• Problem details
Only lines holding the string "seaborn" are wanted; copy each one from the material.

• Recorded data
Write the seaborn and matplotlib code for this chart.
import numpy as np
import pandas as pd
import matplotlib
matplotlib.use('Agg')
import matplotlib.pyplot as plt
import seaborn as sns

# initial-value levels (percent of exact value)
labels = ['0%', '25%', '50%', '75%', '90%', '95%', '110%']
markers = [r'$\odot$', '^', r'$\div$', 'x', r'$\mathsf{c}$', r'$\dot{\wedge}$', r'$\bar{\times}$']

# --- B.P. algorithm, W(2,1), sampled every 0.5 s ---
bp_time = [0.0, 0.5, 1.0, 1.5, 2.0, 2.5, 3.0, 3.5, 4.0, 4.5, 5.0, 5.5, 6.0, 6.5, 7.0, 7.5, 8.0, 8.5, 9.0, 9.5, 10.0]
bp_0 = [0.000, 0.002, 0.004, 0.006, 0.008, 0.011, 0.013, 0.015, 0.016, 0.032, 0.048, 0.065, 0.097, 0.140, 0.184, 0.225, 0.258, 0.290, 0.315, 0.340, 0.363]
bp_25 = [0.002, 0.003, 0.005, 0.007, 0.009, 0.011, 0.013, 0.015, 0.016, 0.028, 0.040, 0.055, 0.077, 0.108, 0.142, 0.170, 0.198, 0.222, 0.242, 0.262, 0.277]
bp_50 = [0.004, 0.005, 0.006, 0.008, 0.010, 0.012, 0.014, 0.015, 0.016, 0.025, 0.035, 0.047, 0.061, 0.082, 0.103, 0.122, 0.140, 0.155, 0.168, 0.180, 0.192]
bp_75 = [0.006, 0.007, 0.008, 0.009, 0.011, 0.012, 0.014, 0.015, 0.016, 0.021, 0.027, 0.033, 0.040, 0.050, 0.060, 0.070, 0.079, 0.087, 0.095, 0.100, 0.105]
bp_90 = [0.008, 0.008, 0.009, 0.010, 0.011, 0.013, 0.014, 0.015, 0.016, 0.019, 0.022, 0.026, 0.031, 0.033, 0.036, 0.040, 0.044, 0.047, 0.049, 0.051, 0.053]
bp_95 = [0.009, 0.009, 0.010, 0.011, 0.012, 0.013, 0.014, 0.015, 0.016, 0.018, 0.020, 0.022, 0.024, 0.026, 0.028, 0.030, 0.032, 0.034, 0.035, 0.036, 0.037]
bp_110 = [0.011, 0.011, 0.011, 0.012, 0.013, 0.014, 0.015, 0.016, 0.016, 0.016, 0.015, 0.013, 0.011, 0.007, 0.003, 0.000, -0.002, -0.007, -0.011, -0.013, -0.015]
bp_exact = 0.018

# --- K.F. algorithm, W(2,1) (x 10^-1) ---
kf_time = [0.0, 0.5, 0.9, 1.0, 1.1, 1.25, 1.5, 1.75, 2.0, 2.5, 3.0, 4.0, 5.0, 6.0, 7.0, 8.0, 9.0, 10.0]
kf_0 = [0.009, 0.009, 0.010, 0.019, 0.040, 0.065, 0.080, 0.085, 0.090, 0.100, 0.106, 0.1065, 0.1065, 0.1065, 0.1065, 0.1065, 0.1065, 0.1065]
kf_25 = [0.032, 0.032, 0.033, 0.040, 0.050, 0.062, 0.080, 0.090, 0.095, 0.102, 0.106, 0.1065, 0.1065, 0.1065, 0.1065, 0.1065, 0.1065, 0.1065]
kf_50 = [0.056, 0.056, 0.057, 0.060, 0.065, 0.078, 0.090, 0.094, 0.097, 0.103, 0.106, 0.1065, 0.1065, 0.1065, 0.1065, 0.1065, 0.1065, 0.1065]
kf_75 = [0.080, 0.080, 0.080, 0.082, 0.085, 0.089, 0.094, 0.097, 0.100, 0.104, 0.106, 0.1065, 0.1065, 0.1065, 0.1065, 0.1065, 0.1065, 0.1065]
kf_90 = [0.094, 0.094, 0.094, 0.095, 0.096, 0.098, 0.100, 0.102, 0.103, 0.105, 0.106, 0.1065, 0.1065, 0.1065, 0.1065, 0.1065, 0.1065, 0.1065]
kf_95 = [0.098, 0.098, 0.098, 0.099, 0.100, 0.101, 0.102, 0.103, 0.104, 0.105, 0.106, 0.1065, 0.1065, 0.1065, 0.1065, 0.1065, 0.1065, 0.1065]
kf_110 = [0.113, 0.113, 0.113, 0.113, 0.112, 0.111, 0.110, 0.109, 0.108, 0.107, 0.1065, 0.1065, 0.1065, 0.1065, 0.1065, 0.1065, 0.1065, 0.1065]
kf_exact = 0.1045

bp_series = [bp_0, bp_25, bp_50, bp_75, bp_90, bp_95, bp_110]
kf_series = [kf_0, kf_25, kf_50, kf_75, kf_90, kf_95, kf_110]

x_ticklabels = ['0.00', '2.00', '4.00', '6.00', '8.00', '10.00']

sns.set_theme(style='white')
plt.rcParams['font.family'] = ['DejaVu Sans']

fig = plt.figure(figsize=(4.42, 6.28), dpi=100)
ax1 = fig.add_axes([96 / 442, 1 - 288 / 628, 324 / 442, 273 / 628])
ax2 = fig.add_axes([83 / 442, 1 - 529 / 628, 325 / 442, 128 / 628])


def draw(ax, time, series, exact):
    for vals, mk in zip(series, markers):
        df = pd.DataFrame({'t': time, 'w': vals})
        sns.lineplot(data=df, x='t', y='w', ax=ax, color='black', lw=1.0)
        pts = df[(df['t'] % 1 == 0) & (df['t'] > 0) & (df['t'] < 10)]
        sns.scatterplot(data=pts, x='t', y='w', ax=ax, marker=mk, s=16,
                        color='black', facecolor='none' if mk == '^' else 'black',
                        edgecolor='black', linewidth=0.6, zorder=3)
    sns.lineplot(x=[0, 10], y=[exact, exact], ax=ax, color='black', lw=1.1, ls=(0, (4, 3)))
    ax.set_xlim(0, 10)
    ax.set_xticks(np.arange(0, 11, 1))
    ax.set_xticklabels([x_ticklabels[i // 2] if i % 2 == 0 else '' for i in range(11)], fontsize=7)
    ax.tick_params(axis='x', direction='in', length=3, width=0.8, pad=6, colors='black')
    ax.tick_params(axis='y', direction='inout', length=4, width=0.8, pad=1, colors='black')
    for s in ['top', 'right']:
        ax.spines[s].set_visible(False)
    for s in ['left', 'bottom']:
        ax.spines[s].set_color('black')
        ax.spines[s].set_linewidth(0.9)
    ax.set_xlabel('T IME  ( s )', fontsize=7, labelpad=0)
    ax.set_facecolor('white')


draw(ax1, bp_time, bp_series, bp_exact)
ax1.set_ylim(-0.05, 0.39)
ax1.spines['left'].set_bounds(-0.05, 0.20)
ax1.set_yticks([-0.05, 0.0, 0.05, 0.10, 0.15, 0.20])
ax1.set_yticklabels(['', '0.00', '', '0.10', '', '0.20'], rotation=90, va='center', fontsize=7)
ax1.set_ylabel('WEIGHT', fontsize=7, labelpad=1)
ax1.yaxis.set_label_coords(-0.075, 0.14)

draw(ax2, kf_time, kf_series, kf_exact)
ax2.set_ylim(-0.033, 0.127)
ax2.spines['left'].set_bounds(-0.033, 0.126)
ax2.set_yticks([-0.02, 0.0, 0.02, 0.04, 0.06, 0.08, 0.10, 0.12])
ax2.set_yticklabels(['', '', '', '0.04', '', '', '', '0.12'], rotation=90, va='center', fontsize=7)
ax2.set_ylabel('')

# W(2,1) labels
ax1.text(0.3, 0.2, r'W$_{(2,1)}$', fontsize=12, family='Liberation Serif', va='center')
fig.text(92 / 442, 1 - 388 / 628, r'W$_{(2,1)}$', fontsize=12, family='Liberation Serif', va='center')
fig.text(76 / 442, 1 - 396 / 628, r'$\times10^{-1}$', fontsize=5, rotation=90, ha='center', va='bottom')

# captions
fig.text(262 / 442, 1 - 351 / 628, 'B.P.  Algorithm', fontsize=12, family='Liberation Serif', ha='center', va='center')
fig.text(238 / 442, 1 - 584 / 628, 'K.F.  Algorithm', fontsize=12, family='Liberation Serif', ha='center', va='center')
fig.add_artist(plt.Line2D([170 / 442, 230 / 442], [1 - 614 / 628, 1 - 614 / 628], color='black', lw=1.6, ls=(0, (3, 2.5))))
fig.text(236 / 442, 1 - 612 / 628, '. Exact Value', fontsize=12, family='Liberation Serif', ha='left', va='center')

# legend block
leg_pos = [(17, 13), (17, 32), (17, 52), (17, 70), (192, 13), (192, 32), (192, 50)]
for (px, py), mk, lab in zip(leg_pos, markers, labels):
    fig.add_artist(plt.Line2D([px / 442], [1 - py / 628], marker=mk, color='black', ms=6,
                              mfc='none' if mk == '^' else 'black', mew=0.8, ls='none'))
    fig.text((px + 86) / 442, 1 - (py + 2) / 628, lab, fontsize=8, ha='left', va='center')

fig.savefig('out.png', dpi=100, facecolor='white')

• Task answer
Write the seaborn and matplotlib code for this chart.
import seaborn as sns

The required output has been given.